Re: Question about the directionality of "Old Hungarian" (document N3531)

From: John Hudson (john@tiro.ca)
Date: Tue Nov 04 2008 - 11:21:17 CST

  • Next message: Kent Karlsson: "RE: Question about the directionality of "Old Hungarian" (document N3531)"

    Kent Karlsson wrote:

    > I'm not sure what you mean by "character level mirroring" vs. "glyph
    > mirroring" here.

    By 'character level mirroring' I mean application of BidiMirroring.txt.
    This, as you and Asmus note, is intended as a fallback mechanism in the
    absence of glyph mirroring, but I don't believe it is reliably
    anticipated as such. There are already applications that perform this
    kind of 'character level mirroring', and they have done so in the
    absence of any standardised mechanism for glyph level -- i.e.
    font-controlled -- mirroring.
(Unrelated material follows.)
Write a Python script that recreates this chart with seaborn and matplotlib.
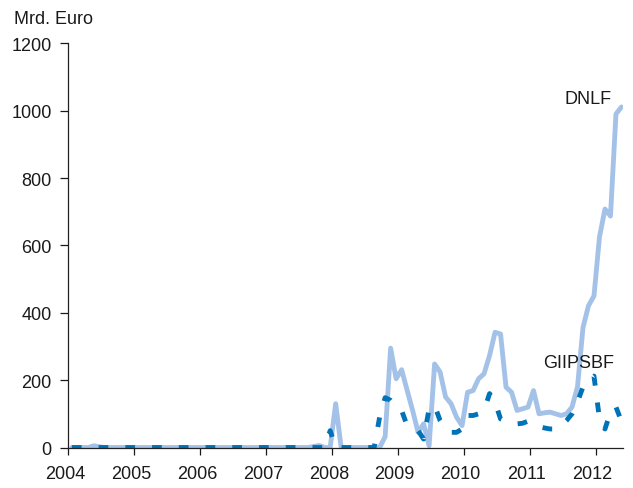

This means that what was intended as a
    fallback mechanism may be active regardless of the presence or absence
    of glyph mirroring in newer fonts, so the latter must be aware of this
    and not reverse mirroring that has already been applied at the character
    level.

    > When the bidi algorithm says not to mirror, the font is *not* to do
    > mirroring (based on any bidi results). Otherwise there is something
    > wrong. That is why I was talking about what the bidi algorithm says
    > to mirror, and not to mirror, as well as the (ugly) loophole for
    > LTR overridden to RTL (but, currently, no such loophole for RTL
    > overridden as LTR).

    This presumes that Unicode is the last word on glyph directionality, but
    I don't think it is. As Chris Fynn notes, at the glyph level the
    decision to flip or not flip the form of a letter may be a stylistic
    variation, even a user preference as catered for by the individual font.

    > This would be something handled by the font handling system (mirror
    > the given glyph),

    That presumes that simply flipping the outline produces visually
    acceptable results. But type designers mean by mirroring involves design
    of directionally reversed glyphs, which is seldom achieved by simply
    flipping an outline. Consider this image

    http://www.tiro.com/John/mirroring.gif

    contrasting a flipped letter e with one designed as a reversed form (for
    phonetic transcription in this case, but the same holds true for
    direction mirroring). The flipped form looks distorted because the
    ductus is reversed.

    Such designed mirrored forms need to be accessed, which implies a GSUB
    feature in OT or similar mechanism in AAT or Graphite.

    John Hudson

    -- 
    Tiro Typeworks        www.tiro.com
    Gulf Islands, BC      tiro@tiro.com
    You can't build a healthy democracy with people
    who believe in little green men from Venus.